The author would like to express sincere gratitude to Ian Westbury for his useful comments on an earlier version of this article, and is also very grateful for the meaningful comments of two anonymous reviewers.

Notes

1. For Young and his colleagues, this knowledge is derived from traditional disciplines like mathematics, physics, geography and history rather than from multidisciplinary or transdisciplinary studies such as ecological economics and human ecology (Young, Citation2007; Young & Muller, Citation2015).

2. This is not to suggest that Young and his colleagues have been influenced by Newman or Hirst when developing their argument. My intent in this paper is not to trace the intellectual antecedents of the work of Young and his colleagues, but to point out an important strand in their thinking that seems to have a historical antecedent. How and whether there is a connection with the thinking of Newman or Hirst is an issue for discussion and debate.

3. Hirst retracted this theory 30 years later, partly because of numerous criticisms of the theory from the academic community, and partly because of the ‘practice turn’ in his thinking about liberal education and the curriculum (see Mulcahy, Citation2009).

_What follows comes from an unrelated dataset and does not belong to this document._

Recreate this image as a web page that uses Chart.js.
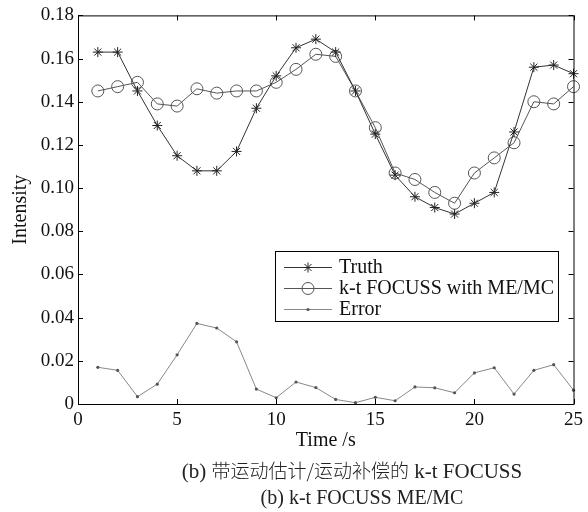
<!DOCTYPE html>
<html>
<head>
<meta charset="utf-8">
<script src="https://cdn.jsdelivr.net/npm/chart.js@4.4.1/dist/chart.umd.min.js"></script>
<style>
  body { margin: 0; background: #fff; }
  #wrap { position: relative; width: 588px; height: 512px; }
  .cap {
    position: absolute; transform: translateX(-50%);
    font-family: "Liberation Serif", serif; font-size: 21px; line-height: 24px;
    color: #222; white-space: nowrap;
  }
  .cap .zh { font-family: "Noto Sans CJK SC", sans-serif; font-size: 19px; font-weight: 300; }
</style>
</head>
<body>
<div id="wrap">
  <canvas id="c" width="588" height="512"></canvas>
  <div class="cap" style="left:352px;top:458px">(b) <span class="zh">带运动估计/运动补偿的</span> k-t FOCUSS</div>
  <div class="cap" style="left:362px;top:485px;font-size:20px">(b) k-t FOCUSS ME/MC</div>
</div>
<script>
// data
const timeS = [1, 2, 3, 4, 5, 6, 7, 8, 9, 10, 11, 12, 13, 14, 15, 16, 17, 18, 19, 20, 21, 22, 23, 24, 25];
const truth = [0.163, 0.163, 0.145, 0.129, 0.115, 0.108, 0.108, 0.117, 0.137, 0.152, 0.165, 0.169, 0.163,
               0.145, 0.125, 0.106, 0.096, 0.091, 0.088, 0.093, 0.098, 0.126, 0.156, 0.157, 0.153];
const focussMeMc = [0.145, 0.147, 0.149, 0.139, 0.138, 0.146, 0.144, 0.145, 0.145, 0.149, 0.155, 0.162, 0.161,
                    0.145, 0.128, 0.107, 0.104, 0.098, 0.093, 0.107, 0.114, 0.121, 0.140, 0.139, 0.147];
const errorVals = [0.017, 0.0156, 0.0034, 0.0092, 0.0228, 0.0373, 0.0352, 0.0288, 0.0069, 0.0029, 0.0102, 0.0076, 0.0021,
                   0.0006, 0.0031, 0.0015, 0.0079, 0.0075, 0.0052, 0.0144, 0.0168, 0.0046, 0.0156, 0.0182, 0.0064];
const xTicks = [0, 5, 10, 15, 20, 25];
const yTicks = [0, 0.02, 0.04, 0.06, 0.08, 0.10, 0.12, 0.14, 0.16, 0.18];
const seriesNames = ['Truth', 'k-t FOCUSS with ME/MC', 'Error'];

const serif = 'Liberation Serif';
const pts = arr => arr.map((v, i) => ({ x: timeS[i], y: v }));

// MATLAB-like box with inward ticks
const boxPlugin = {
  id: 'box',
  afterDraw(chart) {
    const { ctx, chartArea: a, scales } = chart;
    ctx.save();
    ctx.strokeStyle = '#000';
    ctx.lineWidth = 1;
    ctx.strokeRect(a.left + 0.5, a.top + 0.5, a.right - a.left, a.bottom - a.top);
    ctx.beginPath();
    xTicks.forEach(t => {
      const x = Math.round(scales.x.getPixelForValue(t)) + 0.5;
      ctx.moveTo(x, a.bottom); ctx.lineTo(x, a.bottom - 5);
      ctx.moveTo(x, a.top); ctx.lineTo(x, a.top + 5);
    });
    yTicks.forEach(t => {
      const y = Math.round(scales.y.getPixelForValue(t)) + 0.5;
      ctx.moveTo(a.left, y); ctx.lineTo(a.left + 5, y);
      ctx.moveTo(a.right, y); ctx.lineTo(a.right - 5, y);
    });
    ctx.stroke();
    ctx.restore();
  }
};

// legend box inside the plot
function drawMarker(ctx, kind, x, y, color) {
  ctx.strokeStyle = color;
  ctx.fillStyle = color;
  ctx.beginPath();
  if (kind === 'star') {
    const r = 5, d = r * Math.SQRT1_2;
    ctx.moveTo(x - r, y); ctx.lineTo(x + r, y);
    ctx.moveTo(x, y - r); ctx.lineTo(x, y + r);
    ctx.moveTo(x - d, y - d); ctx.lineTo(x + d, y + d);
    ctx.moveTo(x - d, y + d); ctx.lineTo(x + d, y - d);
    ctx.stroke();
  } else if (kind === 'circle') {
    ctx.arc(x, y, 6, 0, Math.PI * 2);
    ctx.stroke();
  } else {
    ctx.arc(x, y, 1.6, 0, Math.PI * 2);
    ctx.fill();
  }
}
const legendPlugin = {
  id: 'boxLegend',
  afterDraw(chart) {
    const ctx = chart.ctx;
    const ds = chart.data.datasets;
    ctx.save();
    ctx.fillStyle = '#fff';
    ctx.fillRect(275, 251, 283, 70);
    ctx.strokeStyle = '#000';
    ctx.lineWidth = 1;
    ctx.strokeRect(275.5, 251.5, 283, 70);
    const kinds = ['star', 'circle', 'dot'];
    seriesNames.forEach((name, i) => {
      const y = 267 + i * 21;
      ctx.strokeStyle = ds[i].borderColor;
      ctx.beginPath();
      ctx.moveTo(284, y + 0.5); ctx.lineTo(332, y + 0.5);
      ctx.stroke();
      drawMarker(ctx, kinds[i], 308, y + 0.5, ds[i].pointBorderColor);
      ctx.fillStyle = '#111';
      ctx.font = '20px "' + serif + '"';
      ctx.textBaseline = 'middle';
      ctx.textAlign = 'left';
      ctx.fillText(name, 339, y + 1);
    });
    ctx.restore();
  }
};

new Chart(document.getElementById('c'), {
  type: 'line',
  data: {
    datasets: [
      {
        label: seriesNames[0], data: pts(truth),
        borderColor: '#333', borderWidth: 1,
        pointStyle: 'star', pointRadius: 5, pointBorderColor: '#222', pointBorderWidth: 1,
        pointBackgroundColor: '#222', tension: 0
      },
      {
        label: seriesNames[1], data: pts(focussMeMc),
        borderColor: '#555', borderWidth: 1,
        pointStyle: 'circle', pointRadius: 6, pointBorderColor: '#555', pointBorderWidth: 1,
        pointBackgroundColor: 'rgba(0,0,0,0)', tension: 0
      },
      {
        label: seriesNames[2], data: pts(errorVals),
        borderColor: '#888', borderWidth: 1,
        pointStyle: 'circle', pointRadius: 1.6, pointBorderColor: '#555', pointBorderWidth: 0,
        pointBackgroundColor: '#555', tension: 0
      }
    ]
  },
  options: {
    responsive: false,
    animation: false,
    clip: false,
    layout: { padding: { left: 0, right: 12, top: 12, bottom: 59 } },
    plugins: { legend: { display: false }, tooltip: { enabled: false } },
    scales: {
      x: {
        type: 'linear', min: 0, max: 25,
        grid: { display: false, drawTicks: false },
        border: { display: false },
        afterBuildTicks: s => { s.ticks = xTicks.map(v => ({ value: v })); },
        afterFit: s => { s.height = 49; },
        ticks: { padding: 5, color: '#111', font: { family: serif, size: 19 }, maxRotation: 0 },
        title: { display: true, text: 'Time /s', color: '#111', font: { family: serif, size: 20 }, padding: { top: 0, bottom: 0 } }
      },
      y: {
        min: 0, max: 0.18,
        grid: { display: false, drawTicks: false },
        border: { display: false },
        afterBuildTicks: s => { s.ticks = yTicks.map(v => ({ value: v })); },
        afterFit: s => { s.width = 78; },
        ticks: {
          padding: 4, color: '#111', font: { family: serif, size: 19 },
          callback: v => (v === 0 ? '0' : v.toFixed(2))
        },
        title: { display: true, text: 'Intensity', color: '#111', font: { family: serif, size: 20 }, padding: { top: 9, bottom: 0 } }
      }
    }
  },
  plugins: [boxPlugin, legendPlugin]
});
</script>
</body>
</html>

4. To regard Newman and Hirst as spokesmen for the knowledge-its-on-end thesis is not to imply that there are no differences between these two thinkers. In terms of philosophical orientation, the writing of Newman is informed by his Catholic religious belief and commitment (see Ker, Citation1990), whereas the writing of Hirst is grounded in the analytical tradition of educational philosophy associated with the University of London (see Pring, Citation1993; J. White, Citation2009). In terms of epistemology, Newman holds that knowledge found in academic disciplines is a true account of reality, whereas Hirst rejects such a claim yet holds on to the belief that academic disciplines or the various forms of knowledge embody ways of understanding reality (Mulcahy, Citation2009). A discussion of their differences is beyond the scope of this article.

5. Dewey (Citation1998) speaks of the significance of scientific method in the construction of human experience. As the ‘pattern and ideal of intelligent exploration and exploitation of the potentialities inherent in experience’ (p. 108), scientific method has liberating powers in terms of ‘getting at the significance of our everyday experiences of the world’ and providing ‘a working pattern of the way in which and the conditions under which experiences are used to lead ever onward and outward’ (pp. 111–112).

6. For more discussion on the convergence, see Künzli (Citation2013). The significant degree of convergence can be explained in terms of the Germanic influence on the Chicago tradition. As Reid (Citation1980, p. 259) observed:

For Schwab, however, and some of his contemporaries at the University of Chicago, an inheritance of Germanic rather than English styles of scholarship, combined with the need to view educational problems in terms of the social and political conditions of a mature republican democracy, produced circumstances under which a brand of neo-Aristotelianism became both possible and attractive.

7. In the UK, the Aristotelian practical spirit of mind, once highly influential, ‘was progressively abandoned by English educators of the eighteenth and nineteenth centuries’ (Reid, Citation1980, p. 252).